═════ DATA BLOCK

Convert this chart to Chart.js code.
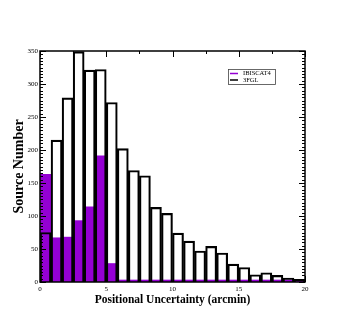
<!DOCTYPE html>
<html>
<head>
<meta charset="utf-8">
<script src="https://cdn.jsdelivr.net/npm/chart.js@4/dist/chart.umd.min.js"></script>
<style>
  html, body { margin: 0; padding: 0; background: #fff; }
  #wrap { width: 343px; height: 333px; }
</style>
</head>
<body>
<div id="wrap"><canvas id="hist"></canvas></div>
<script>
// 24 bins of width 20/24 arcmin between 0 and 20
const binWidth = 20 / 24;
const binCenters = Array.from({ length: 24 }, (_, i) => (i + 0.5) * binWidth);

const ibiscatCounts = [163, 67, 68, 93, 114, 191, 28, 0, 0, 0, 0, 0,
                       0, 0, 0, 0, 0, 0, 0, 0, 0, 0, 0, 0];
const fglCounts = [75, 215, 279, 349, 321, 322, 272, 202, 169, 161, 113, 104,
                   74, 62, 47, 54, 44, 27, 22, 11, 14, 10, 6, 4];

const seriesNames = ['IBISCAT4', '3FGL'];
const seriesColors = ['#9400d3', '#000000'];

const serif = "'Liberation Serif', 'DejaVu Serif', serif";

// frame, inward ticks on all four sides, legend box inside the plot
const framePlugin = {
  id: 'frame',
  afterDatasetsDraw(chart) {
    const { ctx, chartArea: a, scales } = chart;
    const x = scales.xv, y = scales.y;
    ctx.save();
    ctx.strokeStyle = '#000';
    ctx.lineWidth = 1;
    for (let v = 0; v <= 350; v += 5) {
      const py = Math.round(y.getPixelForValue(v)) + 0.5;
      const len = v % 50 === 0 ? 6 : 3;
      ctx.beginPath();
      ctx.moveTo(a.left, py); ctx.lineTo(a.left + len, py);
      ctx.moveTo(a.right, py); ctx.lineTo(a.right - len, py);
      ctx.stroke();
    }
    for (let v = 0; v <= 20; v += 2.5) {
      const px = Math.round(x.getPixelForValue(v)) + 0.5;
      const len = v % 5 === 0 ? 6 : 3;
      ctx.beginPath();
      ctx.moveTo(px, a.top); ctx.lineTo(px, a.top + len);
      ctx.moveTo(px, a.bottom); ctx.lineTo(px, a.bottom - len);
      ctx.stroke();
    }
    ctx.lineWidth = 1.5;
    ctx.strokeRect(a.left, a.top, a.right - a.left, a.bottom - a.top);

    // legend
    const lx = 228, ly = 69, lw = 47, lh = 15;
    ctx.fillStyle = '#fff';
    ctx.fillRect(lx, ly, lw, lh);
    ctx.lineWidth = 0.8;
    ctx.strokeStyle = '#444';
    ctx.strokeRect(lx + 0.5, ly + 0.5, lw, lh);
    ctx.font = '6.5px ' + serif;
    ctx.textBaseline = 'middle';
    seriesNames.forEach((name, i) => {
      const yy = ly + 4.5 + i * 6.5;
      ctx.strokeStyle = seriesColors[i];
      ctx.lineWidth = 1.5;
      ctx.beginPath();
      ctx.moveTo(lx + 2, yy); ctx.lineTo(lx + 10, yy);
      ctx.stroke();
      ctx.fillStyle = '#000';
      ctx.fillText(name, lx + 15, yy);
    });
    ctx.restore();
  }
};

new Chart(document.getElementById('hist'), {
  type: 'bar',
  data: {
    labels: binCenters.map(c => c.toFixed(3)),
    datasets: [
      {
        label: seriesNames[0],
        data: ibiscatCounts,
        backgroundColor: seriesColors[0],
        borderWidth: 0,
        minBarLength: 2,
        order: 2
      },
      {
        label: seriesNames[1],
        data: fglCounts,
        backgroundColor: 'rgba(0,0,0,0)',
        borderColor: seriesColors[1],
        borderWidth: 1.5,
        order: 1
      }
    ]
  },
  options: {
    responsive: true,
    maintainAspectRatio: false,
    animation: false,
    datasets: {
      bar: { grouped: false, barPercentage: 1, categoryPercentage: 1 }
    },
    layout: { padding: { top: 51, right: 38, bottom: 21, left: 0 } },
    plugins: { legend: { display: false }, tooltip: { enabled: false } },
    scales: {
      x: { type: 'category', display: false, offset: true },
      xv: {
        type: 'linear',
        position: 'bottom',
        min: 0,
        max: 20,
        offset: false,
        grid: { display: false, drawTicks: false, offset: false },
        border: { display: false },
        ticks: { stepSize: 5, color: '#000', padding: 3, font: { family: serif, size: 7 } },
        title: { display: true, text: 'Positional Uncertainty (arcmin)', color: '#000',
                 padding: { top: 0, bottom: 5 }, font: { family: serif, size: 11.5, weight: 'bold' } },
        afterFit: s => { s.height = 30; }
      },
      y: {
        min: 0,
        max: 350,
        grid: { display: false, drawTicks: false },
        border: { display: false },
        ticks: { stepSize: 50, color: '#000', padding: 2, font: { family: serif, size: 7 } },
        title: { display: true, text: 'Source Number', color: '#000',
                 padding: { top: 11, bottom: 2 }, font: { family: serif, size: 14, weight: 'bold' } },
        afterFit: s => { s.width = 40; }
      }
    }
  },
  plugins: [framePlugin]
});
</script>
</body>
</html>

══════════

YOUR GOAL. Every line should be retyped exactly, with the pictures omitted.

THE COMPLETED TASK.
Convert this chart to Chart.js code.
<!DOCTYPE html>
<html>
<head>
<meta charset="utf-8">
<script src="https://cdn.jsdelivr.net/npm/chart.js@4/dist/chart.umd.min.js"></script>
<style>
  html, body { margin: 0; padding: 0; background: #fff; }
  #wrap { width: 343px; height: 333px; }
</style>
</head>
<body>
<div id="wrap"><canvas id="hist"></canvas></div>
<script>
// 24 bins of width 20/24 arcmin between 0 and 20
const binWidth = 20 / 24;
const binCenters = Array.from({ length: 24 }, (_, i) => (i + 0.5) * binWidth);

const ibiscatCounts = [163, 67, 68, 93, 114, 191, 28, 0, 0, 0, 0, 0,
                       0, 0, 0, 0, 0, 0, 0, 0, 0, 0, 0, 0];
const fglCounts = [75, 215, 279, 349, 321, 322, 272, 202, 169, 161, 113, 104,
                   74, 62, 47, 54, 44, 27, 22, 11, 14, 10, 6, 4];

const seriesNames = ['IBISCAT4', '3FGL'];
const seriesColors = ['#9400d3', '#000000'];

const serif = "'Liberation Serif', 'DejaVu Serif', serif";

// frame, inward ticks on all four sides, legend box inside the plot
const framePlugin = {
  id: 'frame',
  afterDatasetsDraw(chart) {
    const { ctx, chartArea: a, scales } = chart;
    const x = scales.xv, y = scales.y;
    ctx.save();
    ctx.strokeStyle = '#000';
    ctx.lineWidth = 1;
    for (let v = 0; v <= 350; v += 5) {
      const py = Math.round(y.getPixelForValue(v)) + 0.5;
      const len = v % 50 === 0 ? 6 : 3;
      ctx.beginPath();
      ctx.moveTo(a.left, py); ctx.lineTo(a.left + len, py);
      ctx.moveTo(a.right, py); ctx.lineTo(a.right - len, py);
      ctx.stroke();
    }
    for (let v = 0; v <= 20; v += 2.5) {
      const px = Math.round(x.getPixelForValue(v)) + 0.5;
      const len = v % 5 === 0 ? 6 : 3;
      ctx.beginPath();
      ctx.moveTo(px, a.top); ctx.lineTo(px, a.top + len);
      ctx.moveTo(px, a.bottom); ctx.lineTo(px, a.bottom - len);
      ctx.stroke();
    }
    ctx.lineWidth = 1.5;
    ctx.strokeRect(a.left, a.top, a.right - a.left, a.bottom - a.top);

    // legend
    const lx = 228, ly = 69, lw = 47, lh = 15;
    ctx.fillStyle = '#fff';
    ctx.fillRect(lx, ly, lw, lh);
    ctx.lineWidth = 0.8;
    ctx.strokeStyle = '#444';
    ctx.strokeRect(lx + 0.5, ly + 0.5, lw, lh);
    ctx.font = '6.5px ' + serif;
    ctx.textBaseline = 'middle';
    seriesNames.forEach((name, i) => {
      const yy = ly + 4.5 + i * 6.5;
      ctx.strokeStyle = seriesColors[i];
      ctx.lineWidth = 1.5;
      ctx.beginPath();
      ctx.moveTo(lx + 2, yy); ctx.lineTo(lx + 10, yy);
      ctx.stroke();
      ctx.fillStyle = '#000';
      ctx.fillText(name, lx + 15, yy);
    });
    ctx.restore();
  }
};

new Chart(document.getElementById('hist'), {
  type: 'bar',
  data: {
    labels: binCenters.map(c => c.toFixed(3)),
    datasets: [
      {
        label: seriesNames[0],
        data: ibiscatCounts,
        backgroundColor: seriesColors[0],
        borderWidth: 0,
        minBarLength: 2,
        order: 2
      },
      {
        label: seriesNames[1],
        data: fglCounts,
        backgroundColor: 'rgba(0,0,0,0)',
        borderColor: seriesColors[1],
        borderWidth: 1.5,
        order: 1
      }
    ]
  },
  options: {
    responsive: true,
    maintainAspectRatio: false,
    animation: false,
    datasets: {
      bar: { grouped: false, barPercentage: 1, categoryPercentage: 1 }
    },
    layout: { padding: { top: 51, right: 38, bottom: 21, left: 0 } },
    plugins: { legend: { display: false }, tooltip: { enabled: false } },
    scales: {
      x: { type: 'category', display: false, offset: true },
      xv: {
        type: 'linear',
        position: 'bottom',
        min: 0,
        max: 20,
        offset: false,
        grid: { display: false, drawTicks: false, offset: false },
        border: { display: false },
        ticks: { stepSize: 5, color: '#000', padding: 3, font: { family: serif, size: 7 } },
        title: { display: true, text: 'Positional Uncertainty (arcmin)', color: '#000',
                 padding: { top: 0, bottom: 5 }, font: { family: serif, size: 11.5, weight: 'bold' } },
        afterFit: s => { s.height = 30; }
      },
      y: {
        min: 0,
        max: 350,
        grid: { display: false, drawTicks: false },
        border: { display: false },
        ticks: { stepSize: 50, color: '#000', padding: 2, font: { family: serif, size: 7 } },
        title: { display: true, text: 'Source Number', color: '#000',
                 padding: { top: 11, bottom: 2 }, font: { family: serif, size: 14, weight: 'bold' } },
        afterFit: s => { s.width = 40; }
      }
    }
  },
  plugins: [framePlugin]
});
</script>
</body>
</html>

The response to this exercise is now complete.